Double-culture, deux fois plus de blagues à faire
À côté de sa vie sur scène, il faut bien qu’Alicia travaille. Professeure d’anglais entre 2016 et 2017, elle travaille aujourd’hui dans une mutuelle de l’éducation nationale.
À la maison, l’humour n’a jamais été trop une passion pour le reste de la famille. Les parents d’Alicia n’ont pas réellement servi de cobayes pour ses vannes, même si elle et une de ses sœurs se sont trouvé le défi de trouver de nouvelles blagues à chaque fois qu’elles se voient. Pourtant, l’héritage familial est présent dans l’humour d’Alicia. Ses parents sont originaires d’Inde, bien qu’elle soit née en France. Et toute cette seconde culture, elle la récupère et la retransmet à sa sauce quand elle monte sur scène « Je parle des clichés que les gens ont sur l’origine indienne. Mais j’ai observé que j’avais de vieux clichés sur les Indiens. Quand je suis parti en Inde, ou quand je suis juste sur Internet, je vois que ça a vachement évolué ». Dans son spectacle, elle pose la question de savoir si sa vie aurait été différente si elle était née là-bas. Mais elle est heureuse d’être française, et rigole sur le saucisson et le vin, qui est la parfaite représentation de la France et qu’elle aime tant.

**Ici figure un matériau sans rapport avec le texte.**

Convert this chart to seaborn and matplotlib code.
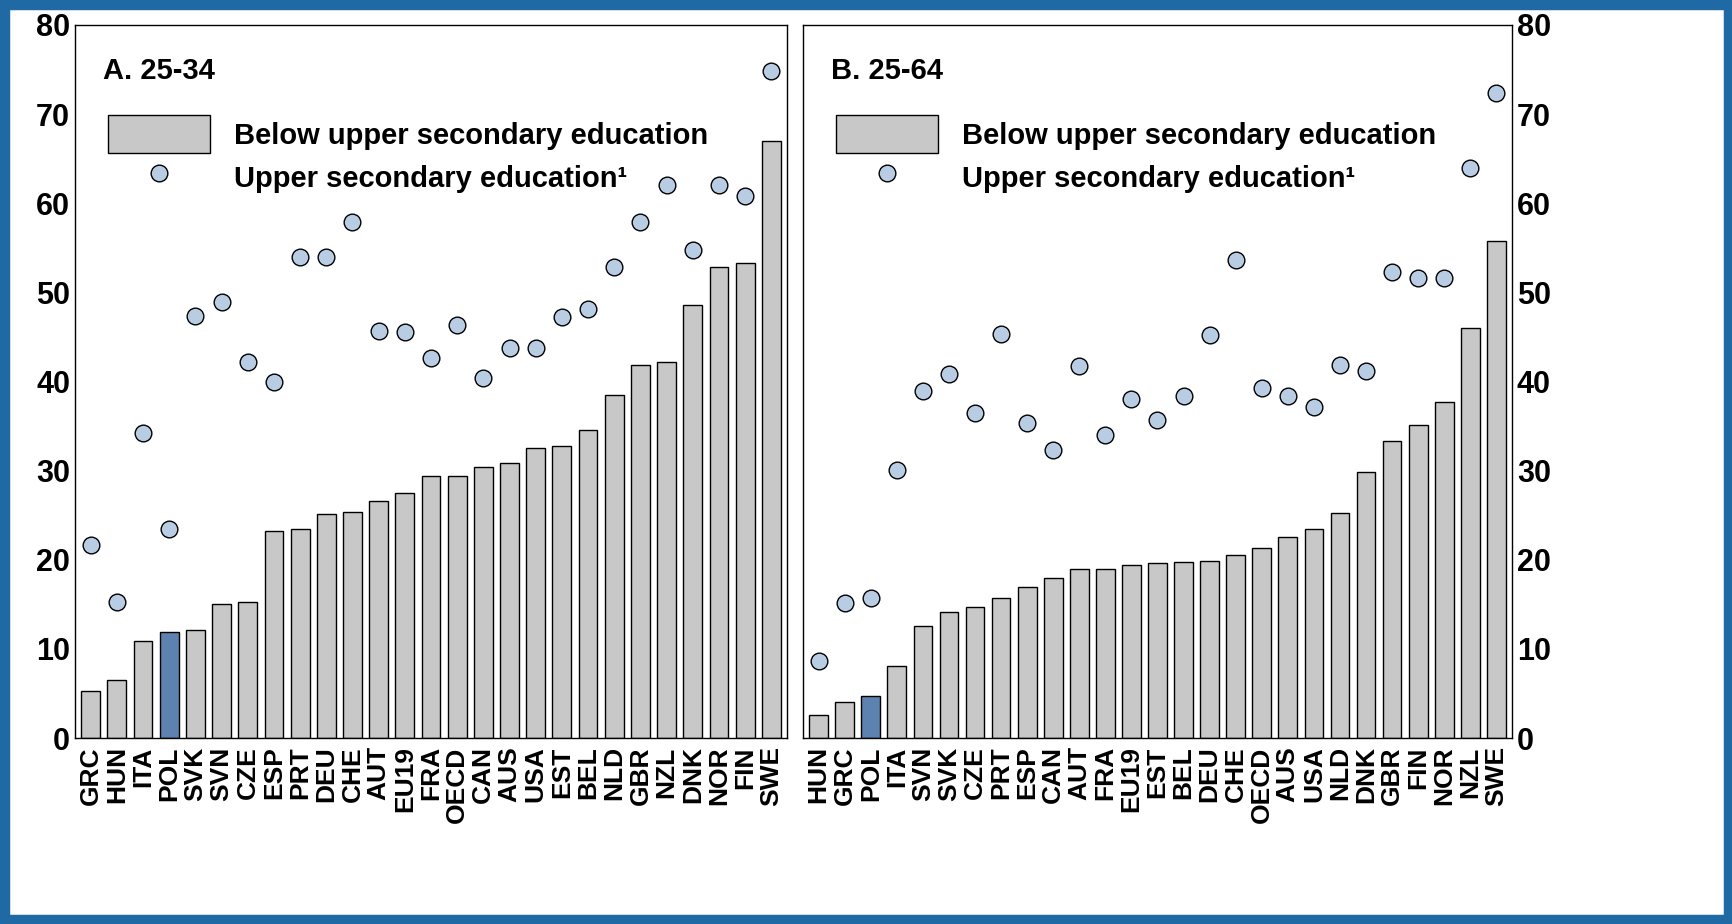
import matplotlib
matplotlib.use("Agg")
import matplotlib.pyplot as plt
import seaborn as sns
import pandas as pd
from matplotlib.patches import Patch, Rectangle
from matplotlib.lines import Line2D
from matplotlib import font_manager as fm

sns.set_style("white")
names = {f.name for f in fm.fontManager.ttflist}
fam = "Liberation Sans Narrow" if "Liberation Sans Narrow" in names else "Liberation Sans"
plt.rcParams['font.family'] = [fam, 'DejaVu Sans']
plt.rcParams['font.weight'] = 'bold'
plt.rcParams['text.color'] = 'black'
plt.rcParams['xtick.color'] = 'black'
plt.rcParams['ytick.color'] = 'black'

cat_a = ["GRC","HUN","ITA","POL","SVK","SVN","CZE","ESP","PRT","DEU","CHE","AUT","EU19","FRA","OECD","CAN","AUS","USA","EST","BEL","NLD","GBR","NZL","DNK","NOR","FIN","SWE"]
below_a = [5.3,6.5,10.9,11.9,12.1,15.0,15.3,23.2,23.4,25.1,25.4,26.6,27.5,29.4,29.4,30.4,30.9,32.5,32.8,34.6,38.5,41.9,42.2,48.6,52.8,53.3,67.0]
upper_a = [21.7,15.3,34.2,23.5,47.3,48.9,42.2,40.0,54.0,54.0,57.9,45.7,45.5,42.6,46.3,40.4,43.8,43.8,47.2,48.1,52.9,57.9,62.1,54.7,62.1,60.8,74.8]

cat_b = ["HUN","GRC","POL","ITA","SVN","SVK","CZE","PRT","ESP","CAN","AUT","FRA","EU19","EST","BEL","DEU","CHE","OECD","AUS","USA","NLD","DNK","GBR","FIN","NOR","NZL","SWE"]
below_b = [2.6,4.0,4.7,8.1,12.6,14.1,14.7,15.7,16.9,18.0,19.0,19.0,19.4,19.6,19.8,19.9,20.5,21.3,22.6,23.4,25.2,29.8,33.3,35.1,37.7,46.0,55.8]
upper_b = [8.6,15.2,15.7,30.1,38.9,40.8,36.5,45.3,35.3,32.3,41.7,34.0,38.0,35.7,38.4,45.2,53.6,39.3,38.4,37.1,41.9,41.2,52.3,51.6,51.6,64.0,72.4]

fig = plt.figure(figsize=(17.33, 9.24), dpi=100)
fig.patches.append(Rectangle((0, 0), 1, 1, transform=fig.transFigure, fill=False,
                             edgecolor="#1f6aa5", linewidth=14, zorder=10))
axA = fig.add_axes([75/1733, 1-738/924, 712/1733, 713/924])
axB = fig.add_axes([803/1733, 1-738/924, 709/1733, 713/924])

def panel(ax, cats, below, upper, title, right):
    df = pd.DataFrame({"c": cats, "b": below, "u": upper})
    cols = ["#4f81bd" if c == "POL" else "#c8c8c8" for c in cats]
    sns.barplot(data=df, x="c", y="b", hue="c", palette=cols, legend=False,
                edgecolor="black", linewidth=1, width=0.72, ax=ax)
    sns.stripplot(data=df, x="c", y="u", jitter=False, color="#b8cce4",
                  edgecolor="black", linewidth=1, size=12, ax=ax, zorder=5)
    ax.set_ylim(0, 80)
    ax.set_xlim(-0.6, len(cats) - 0.4)
    ax.set_yticks(range(0, 81, 10))
    ax.set_xlabel(""); ax.set_ylabel("")
    for s in ax.spines.values():
        s.set_color("black"); s.set_linewidth(1)
    ax.tick_params(axis="x", labelrotation=90, labelsize=19, length=0, pad=6)
    ax.tick_params(axis="y", labelsize=22, length=0)
    if right:
        ax.yaxis.tick_right()
    ax.text(0.04, 0.955, title, transform=ax.transAxes, fontsize=21,
            fontweight="bold", va="top")
    h = [Patch(facecolor="#c8c8c8", edgecolor="black"),
         Line2D([], [], marker="o", ls="", markerfacecolor="#b8cce4",
                markeredgecolor="black", markersize=12)]
    ax.legend(h, ["Below upper secondary education", "Upper secondary education\u00b9"],
              loc="upper left", bbox_to_anchor=(0.01, 0.91), frameon=False,
              fontsize=21, handlelength=3.5, handleheight=1.6, labelspacing=0.2,
              handletextpad=0.8)

panel(axA, cat_a, below_a, upper_a, "A. 25-34", False)
panel(axB, cat_b, below_b, upper_b, "B. 25-64", True)
fig.savefig("out.png", dpi=100)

Parmi ses imitations dans son spectacle, Alicia reprend des faits et gestes de gens qu’elle croise, mais aussi différents accents, québécois ou caribéen, mais également l’accent indien. Elle imite et exagère des traits de sa famille, et confronte également sa vie chez sa famille et à l’extérieure. Chez elle, elle et sa mère regardent les drames bollywoodiens surexagérés et haut en couleur, jusqu’à qu’elle doive changer d’univers en passant un coup de fil à un collègue prof, avant de « reswitcher sur un truc indien ». Et là, son cerveau bug : « Tu viens de voir un film pourri avec de gens qui voltigent et après il y a une réunion super sérieuse au travail. C’est vrai que c’est bizarre, c’est un grand écart ». Il lui arrive de réaliser son fort héritage indien avec ses parents, mais en Inde, elle se sent bien plus française. Et jamais elle ne l’a mal vécu. La preuve, elle en rigole et le partage sur scène.
L’humour et la loose
Elle fait aussi des blagues sur elle-même, aimant beaucoup l’autodérision. Elle se joue de sa « loose », en exagérant ses propres faits et gestes, trop bien des fois. Elle mêle dans son spectacle ses origines, mais aussi sa vie sentimentale et professionnelle. Elle parle de cette société basée sur le paraître et la trop grande importance de la réussite sociale, des préjugées autour de ça ou d’elle-même. Plusieurs fois, après ses spectacles, des gens sont venus la voir. Ils lui ont demandé si tout ce qu’elle raconte est vrai, si elle avait vécu tout ça. Alicia leur explique alors que tout n’est qu’amplifié et parodié : c’est de l’humour. Il est arrivé qu’une femme vienne la voir, après qu’Alicia est tournée en autodérision sa propre rondeur « C’est peut-être un peu méchant pour vous? ». Mais comme lui répond Alicia, ce n’est que l’exagération d’un trait. Ici, elle cherche à dénoncer le fait que l’on peut être malveillant avec soi-même, en allant trop loin. Amplifier des propos pour en rire et faire rire, voilà l’art du sketch.
Mélange atypique de l’humour indien et à la française, Alicia Tambou reprend ses racines et les cuisine avec sa culture et son éducation à son goût, et présente un spectacle haut en couleur et très fort en autodérision. La « loose », comme elle le dit, c’est une manière de vivre, pas une source de problème. Une tambouille agréable, à retrouver avec son show « La Pondi Chérie » au Nombril du Monde tous les jeudi, vendredi et samedi soir de Novembre.